Thank you for the advice and you're exactly right. I am harboring a little resentment because 2 of my boyfriends including my sons father would give me pretty much whatever I wanted. I was very spoiled by them compared to most women I know.

I just want to note that there are different ways people interpret love and I happen to be one of those people who thinks receiving gifts is very important. I give gifts like crazy because thats what I want back.
 
Wow, I could never be with someone who felt they could tell me how to spend my own money. My fiance and I split all household-related expenses 50/50, then put a set amount into savings each month. Whatever we have left over is put into our individual "shopping funds". Our agreement is that as long as we can each hold up our own end of the bills and rent, we're free to spend the rest on whatever we like, whether it's bags for me or video games and beer for him.
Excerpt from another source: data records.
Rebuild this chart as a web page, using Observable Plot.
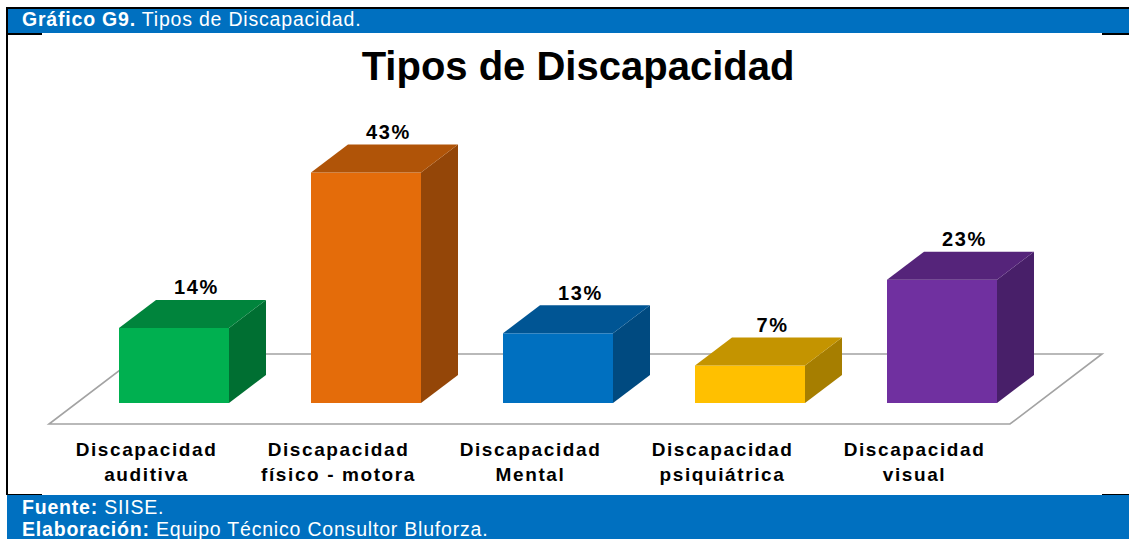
<!DOCTYPE html>
<html>
<head>
<meta charset="utf-8">
<script src="https://cdn.jsdelivr.net/npm/d3@7"></script>
<script src="https://cdn.jsdelivr.net/npm/@observablehq/plot@0.6"></script>
<style>
  html, body { margin: 0; padding: 0; background: #fff; }
  #wrap { position: relative; width: 1129px; height: 539px; overflow: hidden; font-family: "Liberation Sans", Arial, sans-serif; }
  .blk { position: absolute; background: #000; }
  .blue { position: absolute; background: #0070C0; }
  .htxt { position: absolute; color: #fff; font-size: 19.5px; line-height: 19px; letter-spacing: 0.8px; white-space: nowrap; left: 22px; }
  #title { position: absolute; left: 578px; top: 46px; transform: translateX(-50%); font-size: 40px; line-height: 40px; font-weight: bold; white-space: nowrap; color: #000; }
  #chart { position: absolute; left: 0; top: 101px; }
  #chart svg text { letter-spacing: 1.6px; }
</style>
</head>
<body>
<div id="wrap">
  <div class="blk" style="left:6px; top:7px; width:1123px; height:2px;"></div>
  <div class="blue" style="left:7px; top:9px; width:1122px; height:24px;"></div>
  <div class="blk" style="left:6px; top:7px; width:1.5px; height:488px;"></div>
  <div class="blk" style="left:7px; top:33px; width:35px; height:1.5px;"></div>
  <div class="blk" style="left:1102px; top:33px; width:27px; height:1.5px;"></div>
  <div class="htxt" style="top:10px;"><b>Gráfico G9.</b> Tipos de Discapacidad.</div>
  <div id="title">Tipos de Discapacidad</div>
  <div id="chart"></div>
  <div class="blk" style="left:7px; top:493.5px; width:35px; height:1.5px;"></div>
  <div class="blk" style="left:1102px; top:493.5px; width:27px; height:1.5px;"></div>
  <div class="blue" style="left:7px; top:495px; width:1122px; height:44px;"></div>
  <div class="htxt" style="top:498px;"><b>Fuente:</b> SIISE.</div>
  <div class="htxt" style="top:519.5px;"><b>Elaboración:</b> Equipo Técnico Consultor Bluforza.</div>
</div>
<script>
const categories = ["Discapacidad\nauditiva", "Discapacidad\nfísico - motora", "Discapacidad\nMental", "Discapacidad\npsiquiátrica", "Discapacidad\nvisual"];
const values = [14, 43, 13, 7, 23];
const frontColors = ["#00B050", "#E46C0A", "#0070C0", "#FFC000", "#7030A0"];
const topColors = ["#00843C", "#B05408", "#005594", "#C49400", "#55247A"];
const sideColors = ["#006F32", "#944608", "#004A80", "#A67E00", "#481F69"];

const data = categories.map((c, i) => ({cat: c, value: values[i], front: frontColors[i], top: topColors[i], side: sideColors[i]}));

const PAD = 0.428;
const DX = 37, DY = -28;

function bandInfo(scales) {
  const x = scales.x;
  let bw;
  if (typeof x.bandwidth === "function") bw = x.bandwidth();
  else bw = (x(categories[1]) - x(categories[0])) * (1 - PAD);
  return bw;
}

const floorMark = (index, scales) => {
  const bw = bandInfo(scales);
  const x0 = scales.x(categories[0]);
  const x1 = scales.x(categories[categories.length - 1]) + bw;
  const yb = scales.y(0);
  const pts = [[x0 - 70, yb + 21], [x1 + 13, yb + 21], [x1 + 105, yb - 49], [x0 + 22, yb - 49]];
  const g = d3.create("svg:g");
  g.append("polygon")
    .attr("points", pts.map(p => p.join(",")).join(" "))
    .attr("fill", "#fff")
    .attr("stroke", "#a3a3a3")
    .attr("stroke-width", 1.6);
  return g.node();
};

const facesMark = (index, scales) => {
  const bw = bandInfo(scales);
  const g = d3.create("svg:g");
  for (const d of data) {
    const x0 = scales.x(d.cat), x1 = x0 + bw;
    const yt = scales.y(d.value), yb = scales.y(0);
    g.append("polygon")
      .attr("points", [[x1, yb], [x1 + DX, yb + DY], [x1 + DX, yt + DY], [x1, yt]].map(p => p.join(",")).join(" "))
      .attr("fill", d.side);
    g.append("polygon")
      .attr("points", [[x0, yt], [x0 + DX, yt + DY], [x1 + DX, yt + DY], [x1, yt]].map(p => p.join(",")).join(" "))
      .attr("fill", d.top);
  }
  return g.node();
};

const chart = Plot.plot({
  width: 1129,
  height: 393,
  marginLeft: 118,
  marginRight: 132,
  marginTop: 34,
  marginBottom: 91,
  x: {domain: categories, paddingInner: PAD, paddingOuter: 0, axis: null},
  y: {domain: [0, 50], axis: null},
  color: {type: "identity"},
  style: {fontFamily: "'Liberation Sans', Arial, sans-serif", background: "transparent", overflow: "visible", color: "#000"},
  marks: [
    floorMark,
    Plot.barY(data, {x: "cat", y: "value", fill: "front"}),
    facesMark,
    Plot.text(data, {x: "cat", y: "value", text: d => d.value + "%", dx: 22, dy: -34, lineAnchor: "bottom", fontSize: 20, fontWeight: "bold", fill: "#000"}),
    Plot.text(data, {x: "cat", text: "cat", frameAnchor: "bottom", lineAnchor: "top", dy: 35, dx: -28, fontSize: 19, fontWeight: "bold", lineHeight: 1.32, fill: "#000"})
  ]
});
document.getElementById("chart").appendChild(chart);
</script>
</body>
</html>
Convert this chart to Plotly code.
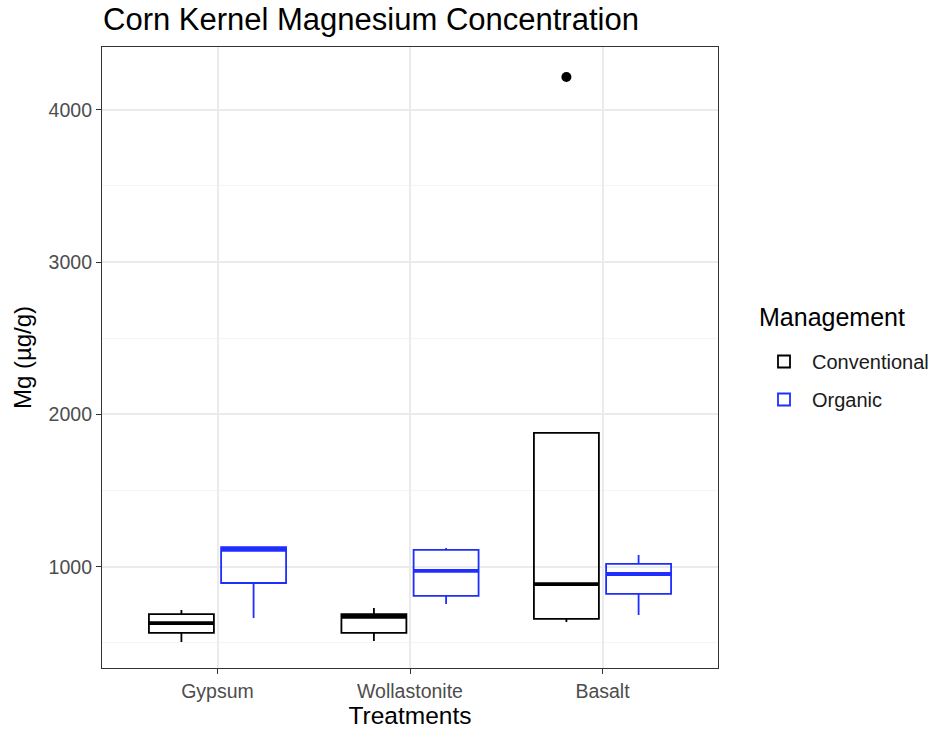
import plotly.graph_objects as go

# Summary statistics of kernel Mg (µg/g) per treatment and management
treatments = ["Gypsum", "Wollastonite", "Basalt"]
management = ["Conventional", "Organic"]
colors = {"Conventional": "#000000", "Organic": "#1F2EFF"}

conv_lower = [506, 512, 637]
conv_q1 = [565, 565, 657]
conv_median = [630, 670, 886]
conv_q3 = [689, 689, 1878]
conv_upper = [716, 729, 1878]

org_lower = [663, 755, 683]
org_q1 = [893, 808, 821]
org_median = [1110, 972, 952]
org_q3 = [1129, 1110, 1018]
org_upper = [1129, 1123, 1077]

# Outlying observations (treatment, management, value)
out_treatment = ["Basalt"]
out_management = ["Conventional"]
out_value = [4215]

stats = {
    "Conventional": (conv_lower, conv_q1, conv_median, conv_q3, conv_upper),
    "Organic": (org_lower, org_q1, org_median, org_q3, org_upper),
}

dodge = 0.375
box_w = 0.3375
offset = {"Conventional": -dodge / 2, "Organic": dodge / 2}
centers = list(range(len(treatments)))

fig = go.Figure()
for m in management:
    lo, q1, med, q3, hi = stats[m]
    xs = [c + offset[m] for c in centers]
    fig.add_trace(go.Box(
        x=xs, q1=q1, median=med, q3=q3, lowerfence=lo, upperfence=hi,
        name=m, width=box_w, whiskerwidth=0,
        line=dict(color=colors[m], width=1.8),
        fillcolor="rgba(255,255,255,0)",
        boxpoints=False, legendgroup=m, hoverinfo="skip",
    ))
    # heavier median bars
    mx, my = [], []
    for x, v in zip(xs, med):
        mx += [x - box_w / 2, x + box_w / 2, None]
        my += [v, v, None]
    fig.add_trace(go.Scatter(
        x=mx, y=my, mode="lines", line=dict(color=colors[m], width=3.8),
        showlegend=False, hoverinfo="skip",
    ))

ox = [treatments.index(t) + offset[m] for t, m in zip(out_treatment, out_management)]
fig.add_trace(go.Scatter(
    x=ox, y=out_value, mode="markers",
    marker=dict(color="black", size=10),
    showlegend=False, hoverinfo="skip",
))

font = "Liberation Sans, Arial, sans-serif"
fig.update_layout(
    width=935, height=731,
    margin=dict(l=102, r=217, t=47, b=63, autoexpand=False),
    paper_bgcolor="white", plot_bgcolor="white",
    font=dict(family=font, color="#000000"),
    title=dict(text="Corn Kernel Magnesium Concentration", x=103 / 935, xanchor="left",
               y=1 - 19 / 731, yanchor="middle", font=dict(size=31, color="black")),
    legend=dict(
        xref="container", yref="container",
        x=756 / 935, xanchor="left", y=1 - 342 / 731, yanchor="top",
        font=dict(size=20, color="#1a1a1a"),
        tracegroupgap=9, itemwidth=46,
    ),
    showlegend=True,
    annotations=[dict(
        text="Management", xref="paper", yref="paper",
        x=1.063, xanchor="left", y=0.565, yanchor="middle",
        showarrow=False, font=dict(size=25, color="black"),
    )],
)
fig.update_xaxes(
    range=[-0.6, 2.6], tickmode="array", tickvals=centers, ticktext=treatments,
    showgrid=True, gridcolor="#EBEBEB", gridwidth=1.5,
    showline=True, linecolor="#333333", linewidth=1.2, mirror=True,
    ticks="outside", ticklen=5, tickcolor="#333333",
    tickfont=dict(size=19.5, color="#4D4D4D"),
    title=dict(text="Treatments", font=dict(size=24.5, color="black"), standoff=6),
    zeroline=False, automargin=False,
)
fig.update_yaxes(
    range=[335, 4412], tick0=0, dtick=1000,
    showgrid=True, gridcolor="#EBEBEB", gridwidth=1.5,
    minor=dict(dtick=500, tick0=0, showgrid=True, gridcolor="#F4F4F4", gridwidth=1),
    showline=True, linecolor="#333333", linewidth=1.2, mirror=True,
    ticks="outside", ticklen=5, tickcolor="#333333",
    tickfont=dict(size=19.5, color="#4D4D4D"),
    title=dict(text="Mg (µg/g)", font=dict(size=24, color="black"), standoff=10),
    zeroline=False, automargin=False,
)

fig.write_html("out.html")
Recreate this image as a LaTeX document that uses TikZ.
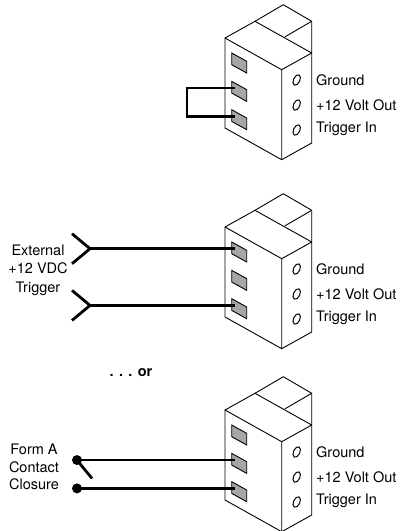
\documentclass[tikz,border=0pt]{standalone}
\usepackage{fontspec}
\setmainfont{TeX Gyre Heros}
\usepackage{tikz}
\usetikzlibrary{calc}

\tikzset{
  blk/.style={line width=0.9pt,line join=round},
  slot/.style={line width=0.9pt,fill=black!35},
  hole/.style={line width=1pt},
  wire/.style={line width=2.8pt},
  lbl/.style={font=\fontsize{14.5}{18.3}\selectfont,inner sep=0pt},
  dot/.style={circle,fill=black,inner sep=0pt,minimum size=10pt}
}

\begin{document}
\begin{tikzpicture}[x=1pt,y=-1pt]
      \useasboundingbox (0,0) rectangle (406,531);
      % the three terminal blocks
      \foreach \b/\y in {1/38,2/227,3/410}{
        \begin{scope}[shift={(225,\y)}]
          \draw[blk] (0,0) -- (0,90) -- (56.7,121.7) -- (56.7,31.7) -- cycle;
          \draw[blk] (56.7,31.7) -- (86.7,15) -- (86.7,105) -- (56.7,121.7);
          \draw[blk] (0,0) -- (30,-16.7) -- (86.7,15);
          \draw[blk] (30,-16.7) -- (58.3,-33.3) -- (86.7,-16.7) -- (86.7,15);
          \draw[blk] (60,-1.2) -- (86.7,-16.7);
          \foreach \k in {1,2,3}{
            \draw[slot] (6.7,15+28.35*\k-28.35) -- ++(15,8.3) -- ++(0,11.7) -- ++(-15,-8.3) -- cycle;
            \draw[hole] (71.7,42+25*\k-25) ellipse [x radius=3.2,y radius=5.6,rotate=-25];
            \coordinate (t\b-\k) at (10,21.7+28.35*\k-28.35);
          }
          \node[lbl,anchor=base west] (gnd\b) at (91,47.5) {Ground};
          \node[lbl,anchor=base west] (out\b) at (91,72.5) {+12 Volt Out};
          \node[lbl,anchor=base west] (trg\b) at (91,94.5) {Trigger In};
        \end{scope}
      }
      % jumper
      \draw[wire] (t1-2) -- ++(-48,0) |- (t1-3);
      % external trigger
      \coordinate (ext1) at (90,0 |- t2-1);
      \coordinate (ext2) at (90,0 |- t2-3);
      \draw[wire] (ext1) -- (t2-1);
      \draw[wire] (ext2) -- (t2-3);
      \draw[wire] ($(ext1)+(-18,-15)$) -- (ext1) -- ($(ext1)+(-18,15)$);
      \draw[wire] ($(ext2)+(-18,-15)$) -- (ext2) -- ($(ext2)+(-18,15)$);
      \node[lbl,align=center] (ext) at (38,270) {External\\+12 VDC\\Trigger};
      % contact closure
      \node[font=\fontsize{14.5}{18}\selectfont\bfseries] (or) at (131,373) {. . . or};
      \node[dot] (c1) at (77,0 |- t3-2) {};
      \node[dot] (c2) at (77,0 |- t3-3) {};
      \coordinate (arm) at (92,478.5);
      \draw[wire] (c1.center) -- (t3-2);
      \draw[wire] (c2.center) -- (t3-3);
      \draw[wire] (c1.center) -- (arm);
      \node[lbl,align=center,font=\fontsize{14.5}{17.5}\selectfont] (fa) at (34,467) {Form A\\Contact\\Closure};
    \end{tikzpicture}
\end{document}
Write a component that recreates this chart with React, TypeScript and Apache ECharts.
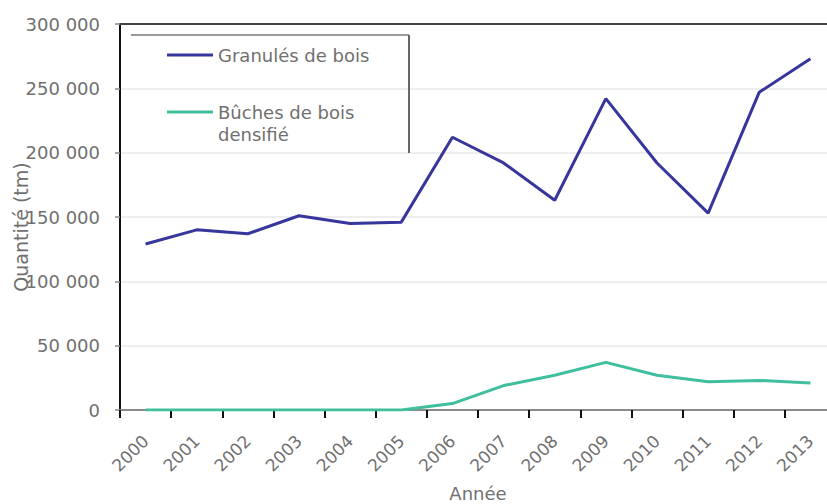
import React, { useEffect, useRef } from "react";
import * as echarts from "echarts";

const years = ["2000","2001","2002","2003","2004","2005","2006","2007","2008","2009","2010","2011","2012","2013"];
const granules = [129000,140000,137000,151000,145000,146000,212000,192000,163000,242000,192000,153000,247000,273000];
const buches = [0,0,0,0,0,0,5000,19000,27000,37000,27000,22000,23000,21000];
const seriesNames = ["Granulés de bois", "Bûches de bois\ndensifié"];
const yTicks = { min: 0, max: 300000, interval: 50000 };

const FONT = "DejaVu Sans";
const GREY = "#707070";

function fmt(v: number) {
  return String(v).replace(/\B(?=(\d{3})+(?!\d))/g, " ");
}

export default function App() {
  const ref = useRef<HTMLDivElement>(null);
  useEffect(() => {
    if (!ref.current) return;
    const chart = echarts.init(ref.current, null, { renderer: "svg" });
    const legendCommon = {
      orient: "vertical",
      left: 167,
      padding: 0,
      icon: "rect",
      itemWidth: 46,
      itemHeight: 3,
      textStyle: { fontFamily: FONT, fontSize: 18, color: GREY, lineHeight: 22 },
    };
    chart.setOption({
      animation: false,
      backgroundColor: "#ffffff",
      textStyle: { fontFamily: FONT },
      grid: { left: 120, top: 24, bottom: 94, right: -9, containLabel: false, outerBoundsMode: "none" },
      legend: [
        { ...legendCommon, data: [seriesNames[0]], top: 44 },
        { ...legendCommon, data: [seriesNames[1]], top: 79, formatter: (n: string) => "\n" + n },
      ],
      xAxis: [
        {
          type: "category",
          data: years,
          position: "bottom",
          boundaryGap: true,
          name: "Année",
          nameLocation: "middle",
          nameGap: 74,
          nameMoveOverlap: false,
          nameTextStyle: { fontFamily: FONT, fontSize: 18, color: GREY },
          axisLine: { show: true, lineStyle: { color: "#8a8a8a", width: 2 } },
          axisTick: { show: true, alignWithLabel: false, length: 8, inside: false, lineStyle: { color: "#111", width: 2 } },
          axisLabel: { rotate: 45, margin: 28, fontFamily: FONT, fontSize: 17, color: GREY, interval: 0 },
          splitLine: { show: false },
        },
        {
          type: "category",
          data: years,
          position: "top",
          boundaryGap: true,
          axisLine: { show: true, lineStyle: { color: "#444", width: 2 } },
          axisTick: { show: false },
          axisLabel: { show: false },
          splitLine: { show: false },
        },
      ],
      yAxis: {
        type: "value",
        min: yTicks.min,
        max: yTicks.max,
        interval: yTicks.interval,
        name: "Quantité (tm)",
        nameLocation: "middle",
        nameGap: 90,
        nameMoveOverlap: false,
        nameTextStyle: { fontFamily: FONT, fontSize: 19, color: GREY, padding: [0, 20, 0, 0] },
        axisLine: { show: true, lineStyle: { color: "#111", width: 2 } },
        axisTick: { show: true, length: 5, lineStyle: { color: "#888", width: 1.5 } },
        axisLabel: { margin: 20, fontFamily: FONT, fontSize: 18, color: GREY, formatter: (v: number) => fmt(v) },
        splitLine: { show: true, lineStyle: { color: "#e8e8e8", width: 1.5 } },
      },
      series: [
        {
          name: seriesNames[0],
          type: "line",
          data: granules,
          symbol: "none",
          lineStyle: { color: "#36369c", width: 3 },
          itemStyle: { color: "#36369c" },
          z: 3,
        },
        {
          name: seriesNames[1],
          type: "line",
          data: buches,
          symbol: "none",
          lineStyle: { color: "#3fbf9e", width: 3 },
          itemStyle: { color: "#3fbf9e" },
          z: 4,
        },
      ],
      graphic: [
        { type: "line", shape: { x1: 131, y1: 35, x2: 409, y2: 35 }, style: { stroke: "#9a9a9a", lineWidth: 2 }, z: 10 },
        { type: "line", shape: { x1: 409, y1: 35, x2: 409, y2: 153 }, style: { stroke: "#666", lineWidth: 2 }, z: 10 },
      ],
    });
    return () => chart.dispose();
  }, []);
  return (
    <div
      ref={ref}
      style={{ position: "fixed", left: 0, top: 0, width: 827, height: 504, background: "#fff" }}
    />
  );
}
I want it to be exactly like this but somehow it is not because when he sees I have more money left over after bills he has more ideas of what I should do with it.
 
Are you just venting or serious?

Because if he is too controlling before marriage, it will only get worse.


Well I think he actually wants to know he can trust me so he can do whatever and I mean WHATEVER he wants with his money.

When I say trust ladies, I mean like his MOMMY sometimes I think he would be perfectly content with my taking care of the tab for everything- and buying all the house "needs" so he could have all of his money to play with and buy this motorcycle.